A word is a sound, and it may refer to a thing -- and it also usually occurs within a pattern which we call "syntactical." In this sense, syntax is a name for the relation among words, and the relations control the meanings. At the same time, "syntax" denotes the ongoing continuity of a statement that the words are constructing.

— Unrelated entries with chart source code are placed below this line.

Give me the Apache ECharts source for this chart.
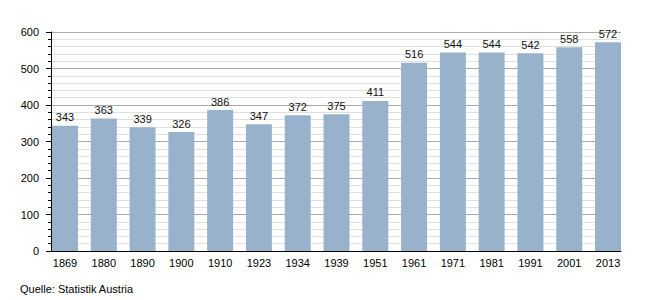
<!DOCTYPE html>
<html>
<head>
<meta charset="utf-8">
<script src="https://cdn.jsdelivr.net/npm/echarts@6/dist/echarts.min.js"></script>
<style>
  html, body { margin: 0; padding: 0; background: #fff; }
  #chart { width: 650px; height: 300px; }
</style>
</head>
<body>
<div id="chart"></div>
<script>
// Einwohner je Volkszählung
var years = ['1869', '1880', '1890', '1900', '1910', '1923', '1934', '1939', '1951', '1961', '1971', '1981', '1991', '2001', '2013'];
var population = [343, 363, 339, 326, 386, 347, 372, 375, 411, 516, 544, 544, 542, 558, 572];
var sourceNote = 'Quelle: Statistik Austria';

(function () {
  var fontStack = '"Liberation Sans", Arial, sans-serif';
  var barColor = '#98b2cc';
  var chart = echarts.init(document.getElementById('chart'), null, { renderer: 'svg' });

  chart.setOption({
    animation: false,
    // grid 0 holds the bars (bars flush with the axes), grid 1 draws the frame + gridlines
    grid: [
      { left: 45.6, right: 22.6, top: 32, bottom: 49 },
      { left: 51, right: 29, top: 32, bottom: 49 }
    ],
    xAxis: [{
      type: 'category',
      gridIndex: 0,
      data: years,
      axisLine: { show: false },
      axisTick: { show: false },
      axisLabel: { color: '#000', fontFamily: fontStack, fontSize: 11, margin: 6 }
    }, {
      type: 'category',
      gridIndex: 1,
      data: years,
      axisLine: { lineStyle: { color: '#000', width: 1 } },
      axisTick: { show: false },
      axisLabel: { show: false }
    }],
    yAxis: [{
      type: 'value',
      gridIndex: 0,
      min: 0,
      max: 600,
      show: false
    }, {
      type: 'value',
      gridIndex: 1,
      min: 0,
      max: 600,
      interval: 100,
      axisLine: { show: true, lineStyle: { color: '#000', width: 1 } },
      axisTick: { show: true, length: 5, lineStyle: { color: '#000' } },
      minorTick: { show: true, splitNumber: 5, length: 3, lineStyle: { color: '#000' } },
      splitLine: { show: true, lineStyle: { color: '#aaaaaa', width: 1 } },
      minorSplitLine: { show: true, lineStyle: { color: '#e0e0e0', width: 1 } },
      axisLabel: { color: '#000', fontFamily: fontStack, fontSize: 11, margin: 12 }
    }],
    series: [{
      type: 'bar',
      xAxisIndex: 0,
      yAxisIndex: 0,
      data: population,
      barCategoryGap: '33%',
      itemStyle: { color: barColor },
      label: {
        show: true,
        position: 'top',
        distance: 3,
        color: '#111',
        fontFamily: fontStack,
        fontSize: 11
      }
    }],
    graphic: [{
      type: 'text',
      left: 20,
      top: 283,
      style: {
        text: sourceNote,
        fill: '#000',
        font: '11px "Liberation Sans", Arial, sans-serif'
      }
    }]
  });
})();
</script>
</body>
</html>
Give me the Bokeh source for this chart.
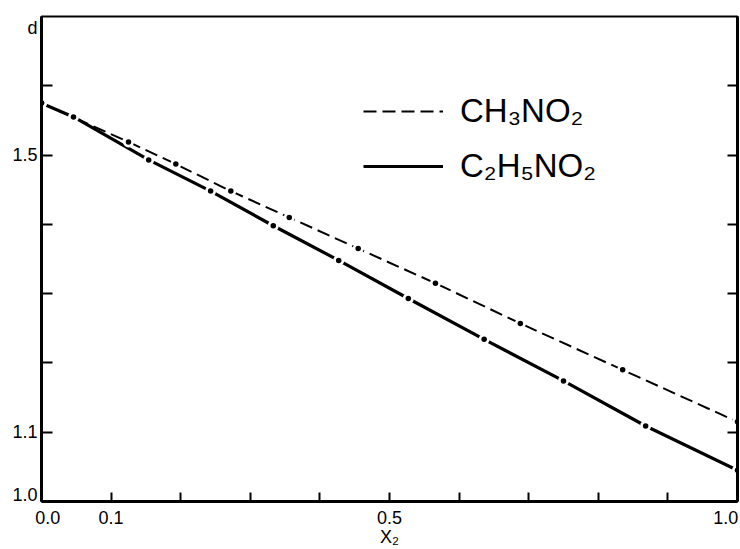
from bokeh.plotting import figure
from bokeh.models import (Range1d, LinearAxis, FixedTicker, Legend, LegendItem)
from bokeh.embed import file_html
from bokeh.resources import INLINE

# ---- data ----
x_ch3no2 = [0.0, 0.125, 0.193, 0.272, 0.356, 0.455, 0.566, 0.688, 0.835, 1.0]
d_ch3no2 = [1.575, 1.519, 1.487, 1.448, 1.410, 1.365, 1.315, 1.257, 1.190, 1.115]

x_c2h5no2 = [0.0, 0.046, 0.154, 0.243, 0.333, 0.427, 0.527, 0.636, 0.750, 0.868, 1.0]
d_c2h5no2 = [1.575, 1.555, 1.493, 1.448, 1.398, 1.348, 1.293, 1.234, 1.174, 1.109, 1.045]

series_names = ["CH\u2083NO\u2082", "C\u2082H\u2085NO\u2082"]

x_tick_marks = [0.1, 0.2, 0.3, 0.4, 0.5, 0.6, 0.7, 0.8, 0.9]
x_label_pos = [0.009, 0.1, 0.5, 0.983]
x_label_txt = ["0.0", "0.1", "0.5", "1.0"]

y_tick_marks = [1.1, 1.2, 1.3, 1.4, 1.5, 1.6]
y_label_pos = [1.009, 1.1, 1.5, 1.684]
y_label_txt = ["1.0", "1.1", "1.5", "d"]   # "d" is the axis title, set at the top

FONT = "Liberation Sans"

p = figure(width=740, height=549, output_backend="svg", toolbar_location=None,
           x_range=Range1d(0, 1), y_range=Range1d(1.0, 1.7),
           x_axis_type=None, y_axis_type=None,
           min_border_left=41, min_border_right=3, min_border_top=16, min_border_bottom=46)
p.grid.visible = False
p.outline_line_color = "black"
p.outline_line_width = 2
p.background_fill_color = "white"
p.border_fill_color = "white"

# axes
xaxis = LinearAxis(ticker=FixedTicker(ticks=x_label_pos, minor_ticks=x_tick_marks),
                   major_label_overrides=dict(zip(x_label_pos, x_label_txt)))
xaxis.axis_label = "X\u2082"
xaxis.axis_label_text_font = FONT
xaxis.axis_label_text_font_style = "normal"
xaxis.axis_label_text_font_size = "18px"
xaxis.axis_label_text_color = "black"
xaxis.axis_label_standoff = 0
xaxis.major_label_text_font = FONT
xaxis.major_label_text_font_size = "18px"
xaxis.major_label_text_color = "black"
xaxis.major_label_standoff = 9
xaxis.major_tick_in = 0
xaxis.major_tick_out = 0
xaxis.minor_tick_in = 9
xaxis.minor_tick_out = 0
xaxis.minor_tick_line_width = 2
xaxis.minor_tick_line_color = "black"
xaxis.axis_line_width = 3
p.add_layout(xaxis, "below")

yaxis = LinearAxis(ticker=FixedTicker(ticks=y_label_pos, minor_ticks=y_tick_marks),
                   major_label_overrides=dict(zip(y_label_pos, y_label_txt)))
yaxis.major_label_text_font = FONT
yaxis.major_label_text_font_size = "18px"
yaxis.major_label_text_color = "black"
yaxis.major_label_standoff = 4
yaxis.major_tick_in = 0
yaxis.major_tick_out = 0
yaxis.minor_tick_in = 11
yaxis.minor_tick_out = 0
yaxis.minor_tick_line_width = 2
yaxis.minor_tick_line_color = "black"
yaxis.axis_line_width = 3
p.add_layout(yaxis, "left")

raxis = LinearAxis(ticker=FixedTicker(ticks=[], minor_ticks=y_tick_marks))
raxis.major_label_text_font_size = "0px"
raxis.major_label_standoff = 0
raxis.major_tick_in = 0
raxis.major_tick_out = 0
raxis.minor_tick_in = 10
raxis.minor_tick_out = 0
raxis.minor_tick_line_width = 2
raxis.axis_line_width = 3
p.add_layout(raxis, "right")

# lines
r1 = p.line(x_ch3no2, d_ch3no2, line_color="black", line_width=2, line_dash="13 6")
r2 = p.line(x_c2h5no2, d_c2h5no2, line_color="black", line_width=3.2)

# white gaps around data points, then the dots
p.scatter(x_ch3no2, d_ch3no2, size=11, fill_color="white", line_color=None)
p.scatter(x_c2h5no2, d_c2h5no2, size=11, fill_color="white", line_color=None)
p.scatter(x_ch3no2, d_ch3no2, size=5.5, fill_color="black", line_color=None)
p.scatter(x_c2h5no2, d_c2h5no2, size=5.5, fill_color="black", line_color=None)

legend = Legend(items=[LegendItem(label=series_names[0], renderers=[r1]),
                       LegendItem(label=series_names[1], renderers=[r2])],
                location=(322, 315), padding=0, margin=0, spacing=15,
                glyph_width=80, glyph_height=40, label_height=40, label_standoff=17,
                label_text_font=FONT, label_text_font_size="33px",
                label_text_color="black",
                border_line_color=None, background_fill_alpha=0)
p.add_layout(legend)

open("out.html", "w").write(file_html(p, INLINE))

Syntax is essential to poetry, as to all language. In verse it enters into special relationships; see Reference, counterpoint.
PEE' - on
(no adjectival form)
A third paeon (third because the third of the four syllables gets the stress) is a foot consisting of two slacks, a stress, and another slack:
x x / x
Ca - li - FOR - nia
Warning: in iambic verse, only the rare combination of one extra slack before the last stress (like anapestic substitution) and another after it (like amphibrachic substitution) can give rise to a third paeon:
xx/ + x/x = xx/x.
Here's a rare example:
x / | x (/)|x / | x / | x x / x
Perfection, of a kind, was what he was after
In anapestic verse, the third paeon is the equivalent of the amphibrach in iambics, and is common. See Advanced Topics, "Anapestic Verse."
TRO' - kee
adjective: tro - KAY' - ik
A trochee is a foot consisting of a stress followed by a slack:
RIB - bon
Iambic verse permits a trochaic substitution in any foot but the last, though it's also rare (and destabilizing) in the second foot.
English poetry includes a small amount of trochaic verse, verse whose basic foot is the trochee.